* MATERIAL PROVIDED:
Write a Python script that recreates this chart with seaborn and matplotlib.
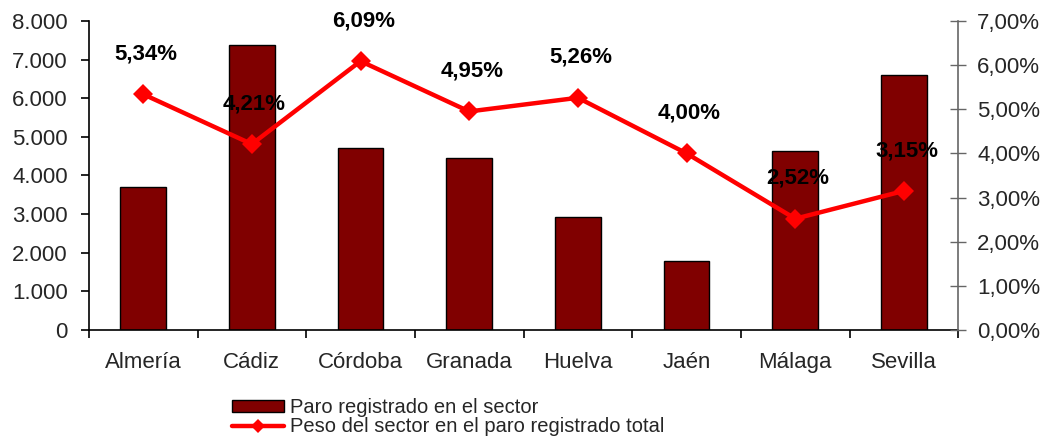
import numpy as np
import matplotlib
matplotlib.use("Agg")
import matplotlib.pyplot as plt
import seaborn as sns
from matplotlib.ticker import FuncFormatter, FixedLocator
from matplotlib.lines import Line2D
from matplotlib.patches import Patch

# data
provincias = ["Almería", "Cádiz", "Córdoba", "Granada", "Huelva", "Jaén", "Málaga", "Sevilla"]
paro = [3700, 7380, 4720, 4450, 2930, 1790, 4640, 6600]
peso = [5.34, 4.21, 6.09, 4.95, 5.26, 4.00, 2.52, 3.15]

sns.set_theme(style="white")
plt.rcParams["font.family"] = ["Liberation Sans", "DejaVu Sans"]

fig = plt.figure(figsize=(10.45, 4.37), dpi=100)
ax = fig.add_axes([0.085, 0.245, 0.832, 0.707])

x = np.arange(len(provincias))
sns.barplot(x=x, y=paro, ax=ax, color="#800000", width=0.42,
            edgecolor="black", linewidth=1, saturation=1, native_scale=True)

ax2 = ax.twinx()
sns.lineplot(x=x, y=peso, ax=ax2, color="#ff0000", linewidth=3.2,
             marker="D", markersize=10, markeredgewidth=0)

for xi, v in zip(x, peso):
    ax2.annotate(f"{v:.2f}%".replace(".", ","), (xi, v), xytext=(2, 29),
                 textcoords="offset points", ha="center", va="center",
                 fontsize=16, fontweight="bold", color="black")

ax.set_xlim(-0.5, len(provincias) - 0.5)
ax.set_ylim(0, 8000)
ax2.set_ylim(0, 7)
ax.set_yticks(np.arange(0, 8001, 1000))
ax2.set_yticks(np.arange(0, 7.01, 1))
ax.yaxis.set_major_formatter(FuncFormatter(lambda v, p: f"{int(v):,}".replace(",", ".")))
ax2.yaxis.set_major_formatter(FuncFormatter(lambda v, p: f"{v:.2f}%".replace(".", ",")))

# category boundaries as ticks, names in between
ax.xaxis.set_major_locator(FixedLocator(np.arange(-0.5, len(provincias), 1)))
ax.set_xticklabels([])
ax.xaxis.set_minor_locator(FixedLocator(x))
ax.set_xticklabels(provincias, minor=True)
ax.tick_params(axis="x", which="major", direction="out", length=6, width=1.2, color="black", bottom=True)
ax.tick_params(axis="x", which="minor", length=0, pad=16, labelsize=16)
ax.tick_params(axis="y", direction="out", length=6, width=1.2, color="black", left=True, labelsize=16, pad=9)
ax2.tick_params(axis="y", direction="inout", length=11, width=1, color="#666666", right=True, labelsize=16, pad=8)

ax.set_xlabel("")
ax.set_ylabel("")
ax2.set_ylabel("")
ax.grid(False)
ax2.grid(False)

for a in (ax, ax2):
    a.spines["top"].set_visible(False)
ax.spines["right"].set_visible(False)
ax2.spines["left"].set_visible(False)
ax2.spines["bottom"].set_visible(False)
ax.spines["left"].set_color("black")
ax.spines["left"].set_linewidth(1.2)
ax.spines["bottom"].set_color("black")
ax.spines["bottom"].set_linewidth(1.2)
ax2.spines["right"].set_color("#666666")
ax2.spines["right"].set_linewidth(1.2)

handles = [
    Patch(facecolor="#800000", edgecolor="black", linewidth=1),
    Line2D([0], [0], color="#ff0000", linewidth=3.2, marker="D", markersize=7, markeredgewidth=0),
]
fig.legend(handles, ["Paro registrado en el sector", "Peso del sector en el paro registrado total"],
           loc="upper left", bbox_to_anchor=(0.212, 0.112), frameon=False, fontsize=14.5,
           handlelength=2.6, handleheight=0.55, labelspacing=0.0, handletextpad=0.3, borderpad=0)

fig.savefig("out.png", dpi=100)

* PROBLEM REQUIREMENTS: All of the material above should be reproduced exactly, except the pictures.

* RESULT FOR THIS EXERCISE:
Write a Python script that recreates this chart with seaborn and matplotlib.
import numpy as np
import matplotlib
matplotlib.use("Agg")
import matplotlib.pyplot as plt
import seaborn as sns
from matplotlib.ticker import FuncFormatter, FixedLocator
from matplotlib.lines import Line2D
from matplotlib.patches import Patch

# data
provincias = ["Almería", "Cádiz", "Córdoba", "Granada", "Huelva", "Jaén", "Málaga", "Sevilla"]
paro = [3700, 7380, 4720, 4450, 2930, 1790, 4640, 6600]
peso = [5.34, 4.21, 6.09, 4.95, 5.26, 4.00, 2.52, 3.15]

sns.set_theme(style="white")
plt.rcParams["font.family"] = ["Liberation Sans", "DejaVu Sans"]

fig = plt.figure(figsize=(10.45, 4.37), dpi=100)
ax = fig.add_axes([0.085, 0.245, 0.832, 0.707])

x = np.arange(len(provincias))
sns.barplot(x=x, y=paro, ax=ax, color="#800000", width=0.42,
            edgecolor="black", linewidth=1, saturation=1, native_scale=True)

ax2 = ax.twinx()
sns.lineplot(x=x, y=peso, ax=ax2, color="#ff0000", linewidth=3.2,
             marker="D", markersize=10, markeredgewidth=0)

for xi, v in zip(x, peso):
    ax2.annotate(f"{v:.2f}%".replace(".", ","), (xi, v), xytext=(2, 29),
                 textcoords="offset points", ha="center", va="center",
                 fontsize=16, fontweight="bold", color="black")

ax.set_xlim(-0.5, len(provincias) - 0.5)
ax.set_ylim(0, 8000)
ax2.set_ylim(0, 7)
ax.set_yticks(np.arange(0, 8001, 1000))
ax2.set_yticks(np.arange(0, 7.01, 1))
ax.yaxis.set_major_formatter(FuncFormatter(lambda v, p: f"{int(v):,}".replace(",", ".")))
ax2.yaxis.set_major_formatter(FuncFormatter(lambda v, p: f"{v:.2f}%".replace(".", ",")))

# category boundaries as ticks, names in between
ax.xaxis.set_major_locator(FixedLocator(np.arange(-0.5, len(provincias), 1)))
ax.set_xticklabels([])
ax.xaxis.set_minor_locator(FixedLocator(x))
ax.set_xticklabels(provincias, minor=True)
ax.tick_params(axis="x", which="major", direction="out", length=6, width=1.2, color="black", bottom=True)
ax.tick_params(axis="x", which="minor", length=0, pad=16, labelsize=16)
ax.tick_params(axis="y", direction="out", length=6, width=1.2, color="black", left=True, labelsize=16, pad=9)
ax2.tick_params(axis="y", direction="inout", length=11, width=1, color="#666666", right=True, labelsize=16, pad=8)

ax.set_xlabel("")
ax.set_ylabel("")
ax2.set_ylabel("")
ax.grid(False)
ax2.grid(False)

for a in (ax, ax2):
    a.spines["top"].set_visible(False)
ax.spines["right"].set_visible(False)
ax2.spines["left"].set_visible(False)
ax2.spines["bottom"].set_visible(False)
ax.spines["left"].set_color("black")
ax.spines["left"].set_linewidth(1.2)
ax.spines["bottom"].set_color("black")
ax.spines["bottom"].set_linewidth(1.2)
ax2.spines["right"].set_color("#666666")
ax2.spines["right"].set_linewidth(1.2)

handles = [
    Patch(facecolor="#800000", edgecolor="black", linewidth=1),
    Line2D([0], [0], color="#ff0000", linewidth=3.2, marker="D", markersize=7, markeredgewidth=0),
]
fig.legend(handles, ["Paro registrado en el sector", "Peso del sector en el paro registrado total"],
           loc="upper left", bbox_to_anchor=(0.212, 0.112), frameon=False, fontsize=14.5,
           handlelength=2.6, handleheight=0.55, labelspacing=0.0, handletextpad=0.3, borderpad=0)

fig.savefig("out.png", dpi=100)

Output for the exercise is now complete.